### What this task involves
Transcribe the records that follow. Keep every word exactly, and drop the pictures.

───

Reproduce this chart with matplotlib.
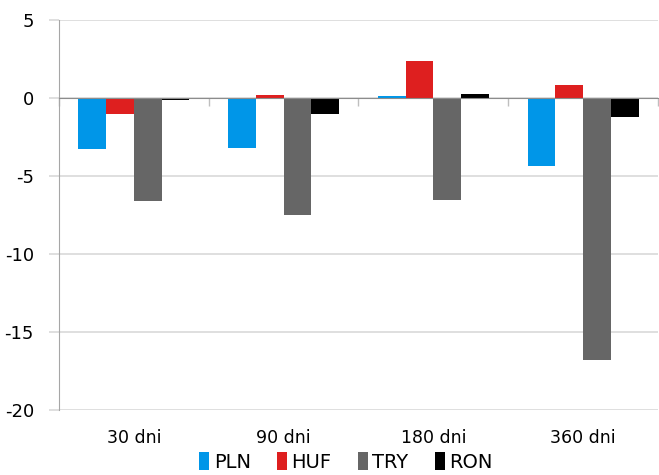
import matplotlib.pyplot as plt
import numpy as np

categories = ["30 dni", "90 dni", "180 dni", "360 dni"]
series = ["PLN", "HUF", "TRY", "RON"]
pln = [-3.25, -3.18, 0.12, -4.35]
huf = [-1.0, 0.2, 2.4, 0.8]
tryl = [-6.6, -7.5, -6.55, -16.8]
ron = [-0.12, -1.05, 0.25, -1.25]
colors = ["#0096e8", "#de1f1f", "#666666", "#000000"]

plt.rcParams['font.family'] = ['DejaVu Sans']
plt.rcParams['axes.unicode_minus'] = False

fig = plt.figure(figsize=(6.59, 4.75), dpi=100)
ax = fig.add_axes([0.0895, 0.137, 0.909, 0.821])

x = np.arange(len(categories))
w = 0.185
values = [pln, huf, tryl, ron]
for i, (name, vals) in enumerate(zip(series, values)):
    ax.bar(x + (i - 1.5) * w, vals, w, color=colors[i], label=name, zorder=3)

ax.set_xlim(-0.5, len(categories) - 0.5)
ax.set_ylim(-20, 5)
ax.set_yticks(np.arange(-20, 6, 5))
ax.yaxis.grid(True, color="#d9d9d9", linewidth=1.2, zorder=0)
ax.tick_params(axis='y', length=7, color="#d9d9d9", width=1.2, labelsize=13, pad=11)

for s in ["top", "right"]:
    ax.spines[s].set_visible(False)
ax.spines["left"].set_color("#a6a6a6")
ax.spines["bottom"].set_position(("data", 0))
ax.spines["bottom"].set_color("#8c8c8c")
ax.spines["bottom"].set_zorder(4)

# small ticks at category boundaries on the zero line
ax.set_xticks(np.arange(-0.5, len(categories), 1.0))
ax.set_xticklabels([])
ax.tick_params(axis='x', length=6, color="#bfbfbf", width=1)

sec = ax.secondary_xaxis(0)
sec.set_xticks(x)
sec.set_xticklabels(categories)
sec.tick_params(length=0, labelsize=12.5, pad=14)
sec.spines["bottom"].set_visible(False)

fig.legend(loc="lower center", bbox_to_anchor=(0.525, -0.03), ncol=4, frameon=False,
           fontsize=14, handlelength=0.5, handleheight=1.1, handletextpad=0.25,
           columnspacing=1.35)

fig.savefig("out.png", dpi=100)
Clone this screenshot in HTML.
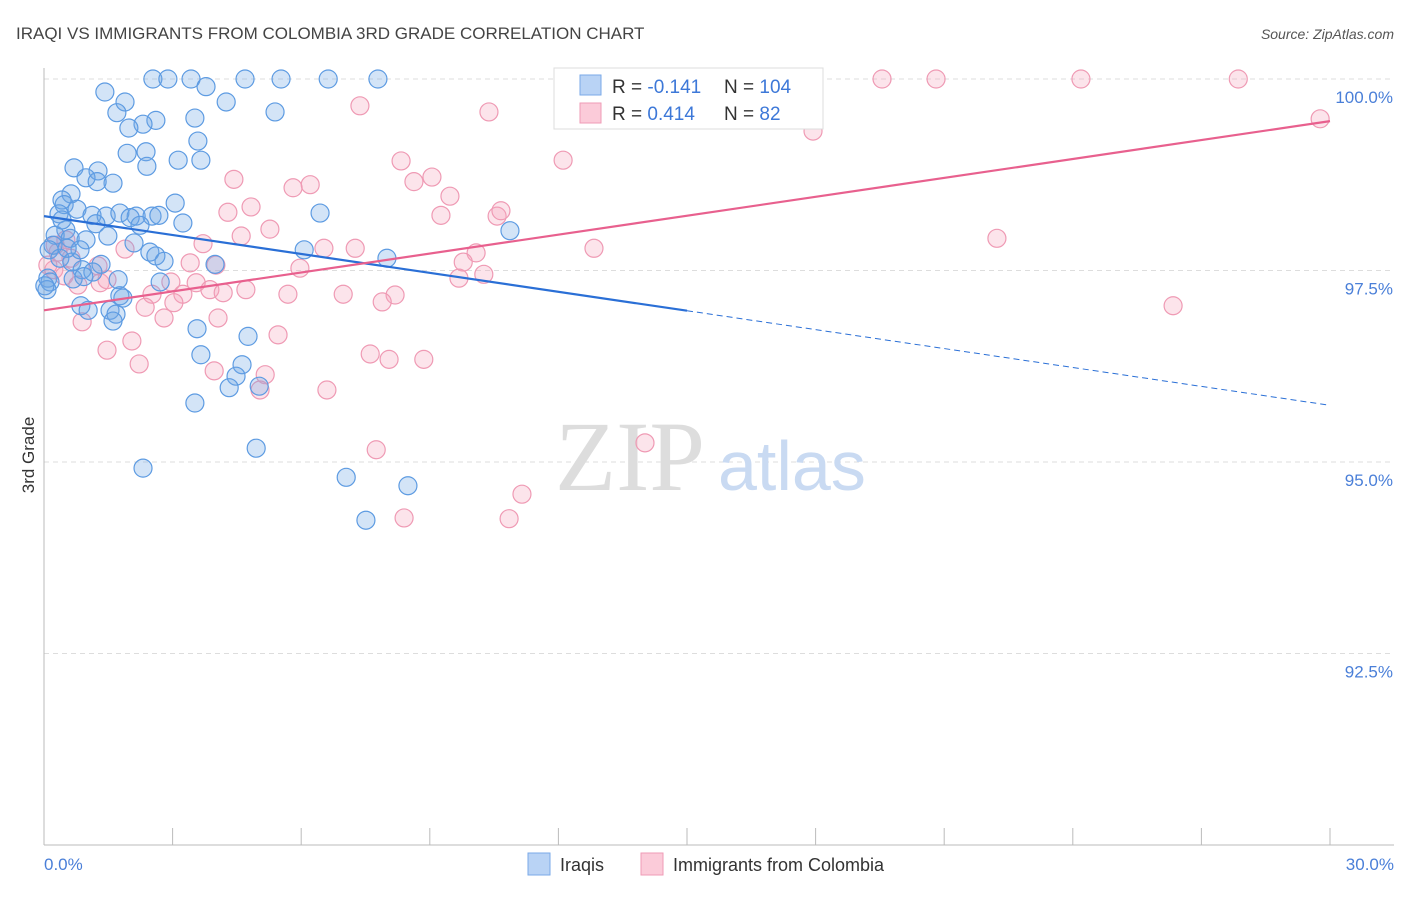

───

### In response
Reproduce this chart with matplotlib.
import matplotlib.pyplot as plt
import numpy as np

categories = ["30 dni", "90 dni", "180 dni", "360 dni"]
series = ["PLN", "HUF", "TRY", "RON"]
pln = [-3.25, -3.18, 0.12, -4.35]
huf = [-1.0, 0.2, 2.4, 0.8]
tryl = [-6.6, -7.5, -6.55, -16.8]
ron = [-0.12, -1.05, 0.25, -1.25]
colors = ["#0096e8", "#de1f1f", "#666666", "#000000"]

plt.rcParams['font.family'] = ['DejaVu Sans']
plt.rcParams['axes.unicode_minus'] = False

fig = plt.figure(figsize=(6.59, 4.75), dpi=100)
ax = fig.add_axes([0.0895, 0.137, 0.909, 0.821])

x = np.arange(len(categories))
w = 0.185
values = [pln, huf, tryl, ron]
for i, (name, vals) in enumerate(zip(series, values)):
    ax.bar(x + (i - 1.5) * w, vals, w, color=colors[i], label=name, zorder=3)

ax.set_xlim(-0.5, len(categories) - 0.5)
ax.set_ylim(-20, 5)
ax.set_yticks(np.arange(-20, 6, 5))
ax.yaxis.grid(True, color="#d9d9d9", linewidth=1.2, zorder=0)
ax.tick_params(axis='y', length=7, color="#d9d9d9", width=1.2, labelsize=13, pad=11)

for s in ["top", "right"]:
    ax.spines[s].set_visible(False)
ax.spines["left"].set_color("#a6a6a6")
ax.spines["bottom"].set_position(("data", 0))
ax.spines["bottom"].set_color("#8c8c8c")
ax.spines["bottom"].set_zorder(4)

# small ticks at category boundaries on the zero line
ax.set_xticks(np.arange(-0.5, len(categories), 1.0))
ax.set_xticklabels([])
ax.tick_params(axis='x', length=6, color="#bfbfbf", width=1)

sec = ax.secondary_xaxis(0)
sec.set_xticks(x)
sec.set_xticklabels(categories)
sec.tick_params(length=0, labelsize=12.5, pad=14)
sec.spines["bottom"].set_visible(False)

fig.legend(loc="lower center", bbox_to_anchor=(0.525, -0.03), ncol=4, frameon=False,
           fontsize=14, handlelength=0.5, handleheight=1.1, handletextpad=0.25,
           columnspacing=1.35)

fig.savefig("out.png", dpi=100)
Clone this screenshot in HTML.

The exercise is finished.